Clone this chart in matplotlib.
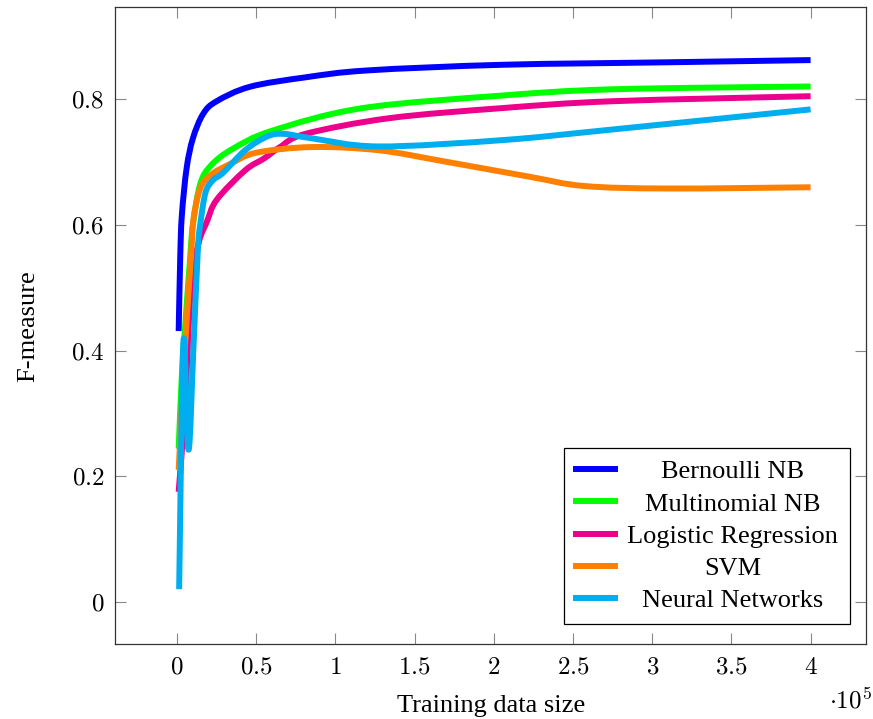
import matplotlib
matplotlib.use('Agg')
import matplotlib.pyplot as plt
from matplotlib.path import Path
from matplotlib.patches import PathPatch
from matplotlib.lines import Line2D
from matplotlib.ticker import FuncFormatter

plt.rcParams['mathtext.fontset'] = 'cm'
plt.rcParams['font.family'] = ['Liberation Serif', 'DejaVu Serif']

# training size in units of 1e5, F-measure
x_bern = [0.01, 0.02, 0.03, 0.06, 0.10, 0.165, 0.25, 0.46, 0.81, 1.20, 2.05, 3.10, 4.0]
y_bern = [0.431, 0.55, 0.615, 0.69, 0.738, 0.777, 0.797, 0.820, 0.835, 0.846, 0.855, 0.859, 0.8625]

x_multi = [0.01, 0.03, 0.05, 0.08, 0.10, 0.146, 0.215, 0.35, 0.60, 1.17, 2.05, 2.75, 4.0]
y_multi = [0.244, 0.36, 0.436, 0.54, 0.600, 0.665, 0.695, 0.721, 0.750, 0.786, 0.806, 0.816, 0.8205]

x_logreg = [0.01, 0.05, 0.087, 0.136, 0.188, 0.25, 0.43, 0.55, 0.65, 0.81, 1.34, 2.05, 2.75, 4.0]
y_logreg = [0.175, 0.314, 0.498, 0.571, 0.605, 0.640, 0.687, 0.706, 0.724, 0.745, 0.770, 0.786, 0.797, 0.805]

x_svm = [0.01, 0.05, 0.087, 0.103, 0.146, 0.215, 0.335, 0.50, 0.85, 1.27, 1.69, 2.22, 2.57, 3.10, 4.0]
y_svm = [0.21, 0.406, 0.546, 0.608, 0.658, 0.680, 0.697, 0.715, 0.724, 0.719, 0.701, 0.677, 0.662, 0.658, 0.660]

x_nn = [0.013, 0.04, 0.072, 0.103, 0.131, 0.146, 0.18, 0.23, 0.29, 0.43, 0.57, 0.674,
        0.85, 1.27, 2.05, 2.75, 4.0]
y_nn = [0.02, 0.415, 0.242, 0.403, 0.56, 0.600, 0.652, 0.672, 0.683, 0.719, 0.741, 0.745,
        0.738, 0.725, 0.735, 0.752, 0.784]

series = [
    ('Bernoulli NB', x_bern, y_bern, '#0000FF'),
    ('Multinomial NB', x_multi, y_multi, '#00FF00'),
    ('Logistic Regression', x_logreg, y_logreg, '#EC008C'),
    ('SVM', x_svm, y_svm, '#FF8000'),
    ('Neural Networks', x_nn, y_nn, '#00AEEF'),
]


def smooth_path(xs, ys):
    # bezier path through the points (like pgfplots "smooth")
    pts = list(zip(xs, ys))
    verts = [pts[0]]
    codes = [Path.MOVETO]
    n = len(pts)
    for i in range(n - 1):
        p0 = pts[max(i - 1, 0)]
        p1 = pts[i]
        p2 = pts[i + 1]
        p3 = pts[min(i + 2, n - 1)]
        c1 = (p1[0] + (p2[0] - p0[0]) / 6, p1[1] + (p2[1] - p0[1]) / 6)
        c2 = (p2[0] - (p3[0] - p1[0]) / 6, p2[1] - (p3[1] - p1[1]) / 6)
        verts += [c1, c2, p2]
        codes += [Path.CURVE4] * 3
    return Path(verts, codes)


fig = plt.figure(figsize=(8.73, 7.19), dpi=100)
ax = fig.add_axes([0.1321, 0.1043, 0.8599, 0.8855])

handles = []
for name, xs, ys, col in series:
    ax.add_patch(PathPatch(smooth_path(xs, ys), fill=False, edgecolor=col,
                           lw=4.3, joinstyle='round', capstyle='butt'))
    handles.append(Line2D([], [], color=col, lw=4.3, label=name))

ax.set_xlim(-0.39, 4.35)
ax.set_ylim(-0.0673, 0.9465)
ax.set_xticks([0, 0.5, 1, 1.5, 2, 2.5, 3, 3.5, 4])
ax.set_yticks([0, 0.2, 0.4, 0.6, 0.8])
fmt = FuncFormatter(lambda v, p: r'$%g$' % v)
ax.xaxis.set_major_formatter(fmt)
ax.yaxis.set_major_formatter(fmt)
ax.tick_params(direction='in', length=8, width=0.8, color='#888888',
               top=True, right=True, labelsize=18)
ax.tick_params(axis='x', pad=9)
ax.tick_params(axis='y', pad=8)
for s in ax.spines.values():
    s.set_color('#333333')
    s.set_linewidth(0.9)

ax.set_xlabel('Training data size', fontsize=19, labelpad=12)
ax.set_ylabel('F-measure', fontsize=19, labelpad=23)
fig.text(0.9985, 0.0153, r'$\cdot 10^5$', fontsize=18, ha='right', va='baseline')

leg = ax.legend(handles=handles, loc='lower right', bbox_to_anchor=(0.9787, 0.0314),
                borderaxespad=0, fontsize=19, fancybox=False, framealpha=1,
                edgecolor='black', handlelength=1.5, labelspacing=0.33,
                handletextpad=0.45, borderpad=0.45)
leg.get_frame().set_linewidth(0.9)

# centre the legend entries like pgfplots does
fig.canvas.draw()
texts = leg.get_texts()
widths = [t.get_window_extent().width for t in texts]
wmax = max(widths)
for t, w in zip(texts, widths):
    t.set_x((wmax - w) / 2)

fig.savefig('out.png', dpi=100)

★ ★ ★ ★ ★

Print the data above verbatim from the first line through the line holding "0.806, 0.816, 0.8205]", leaving every picture out.

• **Exercise output**
Clone this chart in matplotlib.
import matplotlib
matplotlib.use('Agg')
import matplotlib.pyplot as plt
from matplotlib.path import Path
from matplotlib.patches import PathPatch
from matplotlib.lines import Line2D
from matplotlib.ticker import FuncFormatter

plt.rcParams['mathtext.fontset'] = 'cm'
plt.rcParams['font.family'] = ['Liberation Serif', 'DejaVu Serif']

# training size in units of 1e5, F-measure
x_bern = [0.01, 0.02, 0.03, 0.06, 0.10, 0.165, 0.25, 0.46, 0.81, 1.20, 2.05, 3.10, 4.0]
y_bern = [0.431, 0.55, 0.615, 0.69, 0.738, 0.777, 0.797, 0.820, 0.835, 0.846, 0.855, 0.859, 0.8625]

x_multi = [0.01, 0.03, 0.05, 0.08, 0.10, 0.146, 0.215, 0.35, 0.60, 1.17, 2.05, 2.75, 4.0]
y_multi = [0.244, 0.36, 0.436, 0.54, 0.600, 0.665, 0.695, 0.721, 0.750, 0.786, 0.806, 0.816, 0.8205]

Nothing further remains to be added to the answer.